The contract with Smit Amandla Marine Services and the Department of Agriculture, Forestry and Fisheries (DAFF) expired on Saturday. Consequently, the Minister of Agriculture, Forestry and Fisheries Tina Joemat-Pettersson and the Minister of Defence and Military Veterans Lindiwe Sisulu last week signed a Memorandum of Understanding (MoU) for the South African Navy to manage the DAFF’s maritime patrol fleet, with effect from April 1.

The fleet includes the fisheries research vessels Africana, Algoa and Ellen Khuzwayo and the patrol vessels Sarah Baartman, Lilian Ngoyi, Victoria Mxenge and Ruth First.

The shipping management functions agreed to in the MoU include the crewing of the vessels, the technical management of these vessels (maintenance, repair and life cycle management); provisioning; bunkering; operation; accounting and safety and seaworthiness of the ships.

The Navy will carry out these duties for a period of twelve months, according to the MoU. “In order to perform the shipping management function the Department of Defence shall take over the control of the DAFF fleet of vessels for the duration required for it to perform the shipping management function,” the MoU read. “This function shall be carried out by the SA Navy during the interim against a monthly re-imbursement of all expenses incurred by the SA Navy, in the execution of the functions.”

The vessels were scheduled to be handed over to the Navy on or before March 31 at Simons Town Naval Base for a comprehensive audit on each vessel, to be conducted by an accredited third party in the presence of officials from both Departments.

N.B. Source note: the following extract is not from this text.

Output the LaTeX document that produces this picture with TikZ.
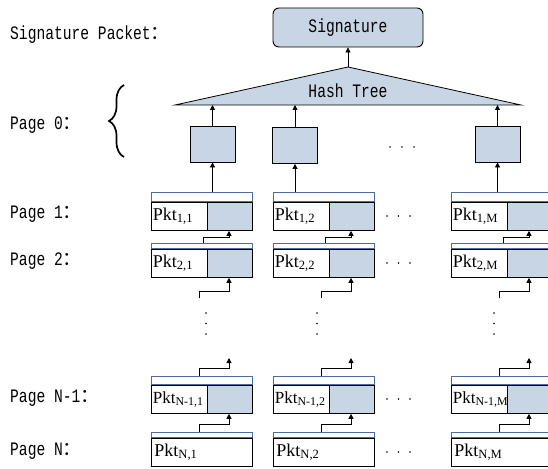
\documentclass[tikz,border=0pt]{standalone}
\usepackage{fontspec}
\usepackage{tikz}
\usetikzlibrary{positioning, arrows.meta, decorations.pathreplacing}
\newfontfamily\labfont[FakeStretch=0.77]{Liberation Mono}
\newfontfamily\pktfont{Liberation Serif}
\newfontfamily\cjk{Noto Sans CJK SC}
\newcommand{\fcolon}{{\cjk ：}}
\definecolor{SigFill}{RGB}{200,213,228}
\definecolor{HdrBlue}{RGB}{75,108,160}

\begin{document}
\begin{tikzpicture}[x=1pt, y=-1pt,
    lab/.style={font=\labfont\fontsize{19}{19}\selectfont, anchor=west, inner sep=0pt},
    sigbox/.style={draw, fill=SigFill, rounded corners=6pt, line width=0.9pt,
                   minimum width=150pt, minimum height=39pt,
                   font=\labfont\fontsize{19}{19}\selectfont},
    leaf/.style={draw, fill=SigFill, line width=0.8pt, minimum width=45pt,
                 minimum height=36pt, inner sep=0pt},
    hdr/.style={draw=HdrBlue, line width=0.8pt, minimum width=101pt,
                minimum height=#1, inner sep=0pt, anchor=south west},
    pktl/.style={draw, fill=white, line width=0.8pt, minimum height=28pt,
                 text width=53pt, inner xsep=1.5pt, inner ysep=0pt, align=left,
                 anchor=north west, font=\pktfont\fontsize{18}{18}\selectfont},
    pktw/.style={pktl, text width=95pt, inner xsep=3pt},
    pktr/.style={draw, fill=SigFill, line width=0.8pt, minimum width=45pt,
                 minimum height=28pt, inner sep=0pt, anchor=north west},
    arr/.style={-{Triangle[length=5pt, width=5pt]}, line width=0.8pt}
  ]
  \useasboundingbox (0,0) rectangle (548,468);

  % signature and hash tree
  \node[lab] (sigp) at (10,35) {Signature Packet\fcolon};
  \node[sigbox] (sig) at (348,27.5) {Signature};
  \coordinate (apex) at (348,67);
  \coordinate (tl) at (175,105);
  \coordinate (tr) at (521,105);
  \filldraw[fill=SigFill, line width=0.8pt] (tl) -- (apex) -- (tr) -- cycle;
  \node[font=\labfont\fontsize{19}{19}\selectfont] (hash) at (348,91) {Hash Tree};
  \draw[arr] (apex) -- (sig.south);

  % page 0
  \node[lab] (pg0) at (10,125) {Page 0\fcolon};
  \coordinate (brb) at (124,157);
  \coordinate (brt) at (124,85);
  \draw[decorate, decoration={brace, amplitude=15pt}, line width=1.7pt] (brb) -- (brt);
  \node[leaf] (leaf1) at (212.5,144) {};
  \node[leaf] (leaf2) at (295,145.5) {};
  \node[leaf] (leaf3) at (497.5,144) {};
  \foreach \xx in {390,402,414} \fill (\xx,147) circle (0.9pt);

  % page labels
  \node[lab] (pg1) at (10,214) {Page 1\fcolon};
  \node[lab] (pg2) at (10,261) {Page 2\fcolon};
  \node[lab] (pgy) at (10,398) {Page N-1\fcolon};
  \node[lab] (pgz) at (10,451) {Page N\fcolon};
  \foreach \yy in {216,263,399,452}
    \foreach \xx in {387,398.5,410} \fill (\xx,\yy) circle (0.9pt);

  \foreach \c/\x/\s/\d in {1/151/1/55, 2/273/2/44, 3/451/M/43}{
    % page 1 and page 2
    \node[hdr=9pt] (ha\c) at (\x,202) {};
    \node[pktl] (pa\c) at (\x,202) {Pkt\textsubscript{1,\s}};
    \node[pktr] (qa\c) at (\x+56,202) {};
    \node[hdr=5pt] (hb\c) at (\x,249) {};
    \node[pktl] (pb\c) at (\x,249) {Pkt\textsubscript{2,\s}};
    \node[pktr] (qb\c) at (\x+56,249) {};
    % page N-1 and page N
    \node[hdr=8pt] (hy\c) at (\x,385) {};
    \node[pktl, font=\pktfont\fontsize{17}{17}\selectfont] (py\c) at (\x,385)
         {Pkt\textsubscript{N-1,\s}};
    \node[pktr] (qy\c) at (\x+56,385) {};
    \node[hdr=5pt] (hz\c) at (\x,438) {};
    \node[pktw] (pz\c) at (\x,438) {Pkt\textsubscript{N,\s}};
    % up into the tree
    \draw[arr] (ha\c.north -| leaf\c) -- (leaf\c.south);
    \draw[arr] (leaf\c.north) -- (leaf\c.north |- tl);
    % hash chain
    \draw[arr] ([xshift=52pt]hb\c.north west) -- ++(0,-6) -| ([xshift=22pt]qa\c.south west);
    \coordinate (lo\c) at (\x+48,298);
    \draw[arr] (lo\c) -- ++(0,-7) -| ([xshift=22pt]qb\c.south west);
    \coordinate (up\c) at (\x+78,358);
    \draw[arr] ([xshift=48pt]hy\c.north west) -- ++(0,-8) -| (up\c);
    \draw[arr] ([xshift=48pt]hz\c.north west) -- ++(0,-8) -| ([xshift=22pt]qy\c.south west);
    \foreach \yy in {313,323.5,334} \fill (\x+\d,\yy) circle (0.9pt);
  }
\end{tikzpicture}
\end{document}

On March 16 Smit Amandla received notice from the DAFF Director General confirming that the vessels were to be handed over to the Department on March 31. Smit Amandla said it contracted an independent third party to inventory the fleet and evaluate the condition of the vessels. The company also provided the Department with a risk assessment on the handover process, which raised several concerns, including the short time allocated by DAFF for the handover; familiarisation of vessels and operations for the new crew and support staff; the expiry of Hull & Machinery and Protection & Indemnity insurance for the vessels at midnight on March 31 and the imminent return of all vessel certificates to the South African Maritime Safety Authority.

Rams Mabote, spokesman for Joemat-Pettersson, said certification of the vessels should be resolved within 14 days. “The navy has assured us that there is no crisis in this regard and where necessary naval vessels will be used while certification is being finalised,” he said.

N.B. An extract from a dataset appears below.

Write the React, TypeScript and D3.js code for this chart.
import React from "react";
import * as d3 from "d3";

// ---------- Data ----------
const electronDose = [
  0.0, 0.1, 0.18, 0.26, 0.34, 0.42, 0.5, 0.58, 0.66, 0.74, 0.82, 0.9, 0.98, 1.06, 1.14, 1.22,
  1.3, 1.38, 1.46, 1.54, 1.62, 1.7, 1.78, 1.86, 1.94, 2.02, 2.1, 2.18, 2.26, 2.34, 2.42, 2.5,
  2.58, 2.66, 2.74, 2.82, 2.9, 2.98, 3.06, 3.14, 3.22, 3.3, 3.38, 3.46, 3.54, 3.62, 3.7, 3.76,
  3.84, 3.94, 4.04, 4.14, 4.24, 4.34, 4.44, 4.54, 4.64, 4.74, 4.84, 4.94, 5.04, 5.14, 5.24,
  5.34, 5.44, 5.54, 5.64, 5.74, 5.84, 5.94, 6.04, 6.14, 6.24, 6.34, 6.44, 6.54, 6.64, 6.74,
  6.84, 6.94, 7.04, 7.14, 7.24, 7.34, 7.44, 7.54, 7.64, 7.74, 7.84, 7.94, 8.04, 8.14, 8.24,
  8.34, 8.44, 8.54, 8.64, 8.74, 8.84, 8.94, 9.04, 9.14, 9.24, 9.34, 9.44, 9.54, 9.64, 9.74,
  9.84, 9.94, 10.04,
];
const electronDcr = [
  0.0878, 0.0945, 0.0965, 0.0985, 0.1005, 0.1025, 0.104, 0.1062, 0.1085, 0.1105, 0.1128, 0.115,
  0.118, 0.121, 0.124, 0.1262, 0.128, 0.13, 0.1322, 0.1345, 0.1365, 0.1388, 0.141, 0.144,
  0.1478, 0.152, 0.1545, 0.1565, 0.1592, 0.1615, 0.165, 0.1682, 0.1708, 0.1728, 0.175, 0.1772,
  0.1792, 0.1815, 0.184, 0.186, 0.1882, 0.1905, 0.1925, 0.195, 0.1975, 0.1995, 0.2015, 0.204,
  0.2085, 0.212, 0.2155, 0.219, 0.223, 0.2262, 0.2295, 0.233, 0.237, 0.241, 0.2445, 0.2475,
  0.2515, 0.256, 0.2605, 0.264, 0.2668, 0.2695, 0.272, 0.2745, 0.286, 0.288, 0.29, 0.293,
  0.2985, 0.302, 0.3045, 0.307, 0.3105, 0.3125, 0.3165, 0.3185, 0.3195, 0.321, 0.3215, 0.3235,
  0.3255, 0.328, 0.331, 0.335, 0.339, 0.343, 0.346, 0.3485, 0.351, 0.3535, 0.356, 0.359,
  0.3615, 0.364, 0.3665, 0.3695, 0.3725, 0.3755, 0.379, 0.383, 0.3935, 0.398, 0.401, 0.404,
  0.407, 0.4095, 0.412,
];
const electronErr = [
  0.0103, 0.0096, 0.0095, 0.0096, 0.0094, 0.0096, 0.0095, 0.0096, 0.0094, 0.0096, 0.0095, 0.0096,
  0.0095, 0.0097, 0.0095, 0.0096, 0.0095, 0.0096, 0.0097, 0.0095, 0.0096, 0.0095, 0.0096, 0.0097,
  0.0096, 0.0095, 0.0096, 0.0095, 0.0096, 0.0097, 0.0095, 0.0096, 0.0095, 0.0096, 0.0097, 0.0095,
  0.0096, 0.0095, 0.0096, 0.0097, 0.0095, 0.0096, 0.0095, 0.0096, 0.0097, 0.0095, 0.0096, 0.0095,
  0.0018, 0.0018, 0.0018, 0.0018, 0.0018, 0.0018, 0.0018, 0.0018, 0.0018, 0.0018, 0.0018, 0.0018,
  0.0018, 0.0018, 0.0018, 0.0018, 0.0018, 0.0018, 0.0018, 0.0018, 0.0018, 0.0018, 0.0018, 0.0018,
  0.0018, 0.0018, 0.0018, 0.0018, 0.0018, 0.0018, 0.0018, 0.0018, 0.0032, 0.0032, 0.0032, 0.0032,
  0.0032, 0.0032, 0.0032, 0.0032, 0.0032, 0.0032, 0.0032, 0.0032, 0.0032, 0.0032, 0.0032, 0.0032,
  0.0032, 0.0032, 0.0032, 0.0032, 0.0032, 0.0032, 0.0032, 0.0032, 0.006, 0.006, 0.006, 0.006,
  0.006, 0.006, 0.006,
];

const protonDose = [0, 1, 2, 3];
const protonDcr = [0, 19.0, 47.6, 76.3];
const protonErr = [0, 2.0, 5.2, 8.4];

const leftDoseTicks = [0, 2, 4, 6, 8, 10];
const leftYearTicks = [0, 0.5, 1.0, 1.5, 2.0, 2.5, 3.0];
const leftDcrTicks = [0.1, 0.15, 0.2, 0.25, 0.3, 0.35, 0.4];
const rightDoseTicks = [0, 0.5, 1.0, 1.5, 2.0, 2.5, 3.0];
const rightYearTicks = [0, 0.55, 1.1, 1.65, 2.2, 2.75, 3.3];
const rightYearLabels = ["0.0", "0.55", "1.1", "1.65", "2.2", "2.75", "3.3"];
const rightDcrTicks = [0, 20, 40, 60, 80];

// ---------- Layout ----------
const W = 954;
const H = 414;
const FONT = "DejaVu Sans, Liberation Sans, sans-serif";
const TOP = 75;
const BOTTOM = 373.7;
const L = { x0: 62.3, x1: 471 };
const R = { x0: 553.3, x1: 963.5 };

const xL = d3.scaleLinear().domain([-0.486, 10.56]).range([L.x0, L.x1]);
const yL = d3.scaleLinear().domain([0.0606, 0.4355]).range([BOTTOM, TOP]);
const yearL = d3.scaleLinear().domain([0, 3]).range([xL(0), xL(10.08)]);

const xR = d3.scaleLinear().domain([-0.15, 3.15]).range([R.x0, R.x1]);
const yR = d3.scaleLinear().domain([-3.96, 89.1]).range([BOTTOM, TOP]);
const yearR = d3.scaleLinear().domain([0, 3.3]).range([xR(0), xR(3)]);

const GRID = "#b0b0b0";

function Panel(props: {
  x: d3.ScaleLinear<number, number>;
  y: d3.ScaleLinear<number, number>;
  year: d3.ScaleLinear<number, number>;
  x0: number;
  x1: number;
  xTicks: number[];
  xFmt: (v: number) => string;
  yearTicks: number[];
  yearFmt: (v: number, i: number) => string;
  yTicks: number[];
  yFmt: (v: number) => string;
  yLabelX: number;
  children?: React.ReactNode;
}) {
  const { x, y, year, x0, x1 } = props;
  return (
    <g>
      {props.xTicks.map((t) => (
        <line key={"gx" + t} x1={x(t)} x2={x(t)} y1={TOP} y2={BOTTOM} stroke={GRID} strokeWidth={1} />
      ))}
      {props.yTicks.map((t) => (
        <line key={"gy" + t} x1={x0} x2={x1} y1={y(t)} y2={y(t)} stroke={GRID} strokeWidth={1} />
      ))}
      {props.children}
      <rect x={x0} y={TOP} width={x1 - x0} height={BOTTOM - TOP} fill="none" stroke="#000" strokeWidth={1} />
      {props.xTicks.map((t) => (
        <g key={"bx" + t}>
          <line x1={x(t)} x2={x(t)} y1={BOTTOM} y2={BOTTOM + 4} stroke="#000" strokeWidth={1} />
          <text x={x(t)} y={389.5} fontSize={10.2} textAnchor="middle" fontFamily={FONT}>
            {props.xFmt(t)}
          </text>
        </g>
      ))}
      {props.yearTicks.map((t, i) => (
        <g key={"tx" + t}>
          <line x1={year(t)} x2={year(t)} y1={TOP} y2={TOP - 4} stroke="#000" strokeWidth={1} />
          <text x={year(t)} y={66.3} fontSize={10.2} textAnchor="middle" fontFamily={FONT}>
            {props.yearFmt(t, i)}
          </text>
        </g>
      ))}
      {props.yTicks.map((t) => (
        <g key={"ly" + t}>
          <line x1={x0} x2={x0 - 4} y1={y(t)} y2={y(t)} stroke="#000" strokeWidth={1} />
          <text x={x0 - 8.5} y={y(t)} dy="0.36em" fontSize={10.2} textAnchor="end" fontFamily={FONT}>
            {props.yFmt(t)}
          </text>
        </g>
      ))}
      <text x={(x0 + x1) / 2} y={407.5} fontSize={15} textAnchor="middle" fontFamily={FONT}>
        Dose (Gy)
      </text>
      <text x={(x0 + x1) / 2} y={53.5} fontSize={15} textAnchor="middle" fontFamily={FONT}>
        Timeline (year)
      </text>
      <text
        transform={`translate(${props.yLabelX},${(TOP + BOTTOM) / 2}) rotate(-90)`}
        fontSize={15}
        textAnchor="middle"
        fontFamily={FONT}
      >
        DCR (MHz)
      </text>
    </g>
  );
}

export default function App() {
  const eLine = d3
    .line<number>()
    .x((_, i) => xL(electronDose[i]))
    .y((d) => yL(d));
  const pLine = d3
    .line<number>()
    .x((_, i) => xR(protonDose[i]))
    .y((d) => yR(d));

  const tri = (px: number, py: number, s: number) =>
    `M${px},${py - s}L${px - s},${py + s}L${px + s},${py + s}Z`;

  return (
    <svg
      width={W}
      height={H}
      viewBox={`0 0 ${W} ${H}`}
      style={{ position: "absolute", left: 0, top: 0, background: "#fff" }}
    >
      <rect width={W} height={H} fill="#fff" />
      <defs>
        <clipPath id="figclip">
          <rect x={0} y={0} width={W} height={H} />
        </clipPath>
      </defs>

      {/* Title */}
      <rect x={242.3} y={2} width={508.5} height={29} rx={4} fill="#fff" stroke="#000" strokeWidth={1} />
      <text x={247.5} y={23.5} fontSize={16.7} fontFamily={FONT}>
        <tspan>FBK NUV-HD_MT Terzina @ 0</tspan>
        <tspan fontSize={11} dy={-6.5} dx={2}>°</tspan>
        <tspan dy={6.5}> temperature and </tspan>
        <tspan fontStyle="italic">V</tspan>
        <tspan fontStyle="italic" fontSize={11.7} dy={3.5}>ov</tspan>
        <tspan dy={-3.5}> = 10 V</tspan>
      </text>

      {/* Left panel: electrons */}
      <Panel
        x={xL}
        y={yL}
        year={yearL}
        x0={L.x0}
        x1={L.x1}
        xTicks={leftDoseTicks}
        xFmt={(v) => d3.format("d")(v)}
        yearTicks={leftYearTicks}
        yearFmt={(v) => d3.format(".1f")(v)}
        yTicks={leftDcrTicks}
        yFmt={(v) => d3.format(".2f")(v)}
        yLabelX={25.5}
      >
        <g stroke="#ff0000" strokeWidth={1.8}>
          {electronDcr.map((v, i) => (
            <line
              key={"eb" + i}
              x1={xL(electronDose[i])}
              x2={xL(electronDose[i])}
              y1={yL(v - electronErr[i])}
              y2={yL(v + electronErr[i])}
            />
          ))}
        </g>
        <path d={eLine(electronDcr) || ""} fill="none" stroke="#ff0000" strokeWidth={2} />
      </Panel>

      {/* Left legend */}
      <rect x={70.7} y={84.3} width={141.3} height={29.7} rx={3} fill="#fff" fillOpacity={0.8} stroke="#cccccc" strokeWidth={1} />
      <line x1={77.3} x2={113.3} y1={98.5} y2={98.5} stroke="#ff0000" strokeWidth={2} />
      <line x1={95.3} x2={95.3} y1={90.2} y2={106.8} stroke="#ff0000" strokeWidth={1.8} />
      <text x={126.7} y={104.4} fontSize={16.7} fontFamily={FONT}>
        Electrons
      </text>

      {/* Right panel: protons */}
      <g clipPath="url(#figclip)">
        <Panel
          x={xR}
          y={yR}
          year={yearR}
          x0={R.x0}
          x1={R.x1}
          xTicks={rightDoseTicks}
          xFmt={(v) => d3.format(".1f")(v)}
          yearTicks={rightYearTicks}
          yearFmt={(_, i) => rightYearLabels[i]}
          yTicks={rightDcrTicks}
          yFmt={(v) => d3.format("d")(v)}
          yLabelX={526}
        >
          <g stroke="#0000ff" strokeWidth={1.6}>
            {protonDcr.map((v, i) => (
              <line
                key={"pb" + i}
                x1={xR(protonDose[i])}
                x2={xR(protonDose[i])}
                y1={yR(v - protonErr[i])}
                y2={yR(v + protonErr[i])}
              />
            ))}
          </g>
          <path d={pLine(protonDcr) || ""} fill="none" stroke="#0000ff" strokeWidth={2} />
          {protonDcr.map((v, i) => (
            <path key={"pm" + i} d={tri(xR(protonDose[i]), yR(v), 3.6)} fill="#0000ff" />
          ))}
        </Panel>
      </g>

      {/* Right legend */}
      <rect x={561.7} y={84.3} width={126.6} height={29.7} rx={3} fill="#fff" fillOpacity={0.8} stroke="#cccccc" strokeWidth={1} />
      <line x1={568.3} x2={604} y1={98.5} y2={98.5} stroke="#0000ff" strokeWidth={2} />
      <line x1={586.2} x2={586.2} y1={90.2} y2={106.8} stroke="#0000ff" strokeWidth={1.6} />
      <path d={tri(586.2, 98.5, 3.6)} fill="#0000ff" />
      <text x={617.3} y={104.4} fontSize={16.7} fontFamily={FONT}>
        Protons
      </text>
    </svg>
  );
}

Joemat-Pettersson had earlier discussed the possibility of using the South African Navy to patrol the country’s coastline following the end of the contract with Smit Amandla Marine and the failure to secure another contract.

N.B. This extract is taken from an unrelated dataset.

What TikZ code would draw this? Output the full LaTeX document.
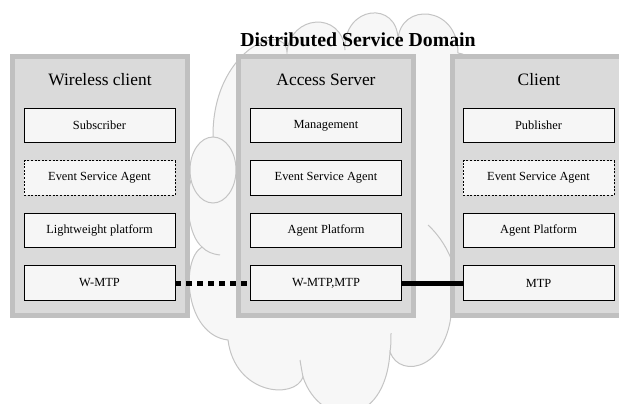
\documentclass[tikz,border=0pt]{standalone}
\usepackage{fontspec}
\setmainfont{Liberation Serif}

\definecolor{hostfill}{HTML}{DADADA}
\definecolor{hostrim}{HTML}{C0C0C0}
\definecolor{layerfill}{HTML}{F6F6F6}
\definecolor{cloudfill}{HTML}{F7F7F7}
\definecolor{cloudline}{HTML}{C4C4C4}

\tikzset{
  host/.style={draw=hostrim, fill=hostfill, line width=5pt, minimum width=175pt, minimum height=259pt, inner sep=0pt},
  hosttitle/.style={anchor=base, font=\fontsize{17.4}{20}\selectfont},
  layer/.style={draw=black, fill=layerfill, line width=0.9pt, minimum width=151pt, minimum height=34.5pt, inner sep=0pt, font=\fontsize{12.4}{14}\selectfont},
  agentlayer/.style={layer, dash pattern=on 2pt off 1.6pt},
  cloud/.style={draw=cloudline, fill=cloudfill, line width=1pt},
  cloudstroke/.style={draw=cloudline, line width=1pt},
}

\begin{document}
\begin{tikzpicture}[x=1pt,y=-1pt]
  \clip (0,0) rectangle (619,404);

  % service domain cloud
  \draw[cloud] (213,137)
    .. controls (212,50) and (285,20) .. (287,52)
    .. controls (290,15) and (342,10) .. (345,50)
    .. controls (343,5) and (398,0) .. (398,40)
    .. controls (400,2) and (458,5) .. (458,53)
    .. controls (500,60) and (500,140) .. (470,150)
    .. controls (505,180) and (495,260) .. (452,300)
    .. controls (452,370) and (400,380) .. (390,352)
    .. controls (385,430) and (320,428) .. (303,377)
    .. controls (295,400) and (235,395) .. (228,340)
    .. controls (185,335) and (180,260) .. (202,247)
    .. controls (188,235) and (185,200) .. (191,180)
    -- cycle;
  \draw[cloud] (213,170) ellipse [x radius=23pt, y radius=33pt];
  \draw[cloudstroke] (202,247) .. controls (207,252) and (212,254) .. (220,255);
  \draw[cloudstroke] (391,333) .. controls (391,340) and (391,346) .. (390,352);
  \draw[cloudstroke] (300,360) .. controls (301,366) and (302,372) .. (303,377);
  \draw[cloudstroke] (428,225) .. controls (440,236) and (450,252) .. (455,270);

  % hosts
  \node[host] (wclient) at (100,186) {};
  \node[host] (aserver) at (326,186) {};
  \node[host] (client) at (540,186) {};
  \node[hosttitle] (wtitle) at (100,85) {Wireless client};
  \node[hosttitle] (atitle) at (326,85) {Access Server};
  \node[hosttitle] (ctitle) at (539,85) {Client};

  % layers of the wireless client
  \node[layer] (wsub) at (99.5,125.5) {Subscriber};
  \node[agentlayer] (wesa) at (99.5,178) {Event Service Agent};
  \node[layer] (wplat) at (99.5,230.5) {Lightweight platform};
  \node[layer] (wmtp) at (99.5,283) {W-MTP};

  % layers of the access server
  \node[layer] (amgmt) at (326,125.5) {Management};
  \node[layer] (aesa) at (326,178) {Event Service Agent};
  \node[layer] (aplat) at (326,230.5) {Agent Platform};
  \node[layer] (amtp) at (326,283) {W-MTP,MTP};

  % layers of the client
  \node[layer] (cpub) at (538.5,125.5) {Publisher};
  \node[agentlayer] (cesa) at (538.5,178) {Event Service Agent};
  \node[layer] (cplat) at (538.5,230.5) {Agent Platform};
  \node[layer] (cmtp) at (538.5,283) {MTP};

  % links
  \draw[line width=5pt, dash pattern=on 6pt off 5pt] (wmtp.east) -- (amtp.west);
  \draw[line width=5pt] (amtp.east) -- (cmtp.west);

  \node[anchor=base, font=\bfseries\fontsize{19.8}{22}\selectfont] (domain) at (358,47) {Distributed Service Domain};
\end{tikzpicture}
\end{document}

In November 2011 Joemat-Pettersson announced that an R800 million tender had been awarded to the politically-connected Sekunjalo Consortium to take over patrolling operations on South Africa’s coastlines following the end of Smit Amandla’s five-year contract. A subsidiary of Sekunjalo, Premier Fishing, has fishing rights on the South African coast, representing a potential conflict of interests. The contract has since been withdrawn.

Last month Joemat-Pettersson called for an investigation into the awarding of R1 billion worth of contracts dating back to 2005 to man and maintain her department’s research and patrol vessels.

Business Day reports Joemat-Pettersson’s legal advisor as saying that Smit Amandla should be investigated as contracts were allegedly awarded without a tender process. She would also like to know more about a company called Pentow Marine, which is a Dutch associate of Smit Amandla.

In 2000, the then Department of Environmental Affairs and Tourism awarded Smit Pentow Marine a five-year ship and crew management contract, after a tender process. Although Smit Pentow Marine became Smit Amandla in 2005, a new tender was not issued in April that year but the original contract extended for another five years.

Director-General of the Department of Agriculture, Forestry and Fisheries, Langa Zita said that he would “like the authorities to investigate the context in which the relationship between Smit Pentow Marine’s and its then BEE partner, Dudula Fishing, was terminated and whether there was no corruption in the way in which Smit Amandla was brought in.”

Meanwhile, the Public Protector and the Competition Commission will investigate how Sekunjalo won the contract in November 2011.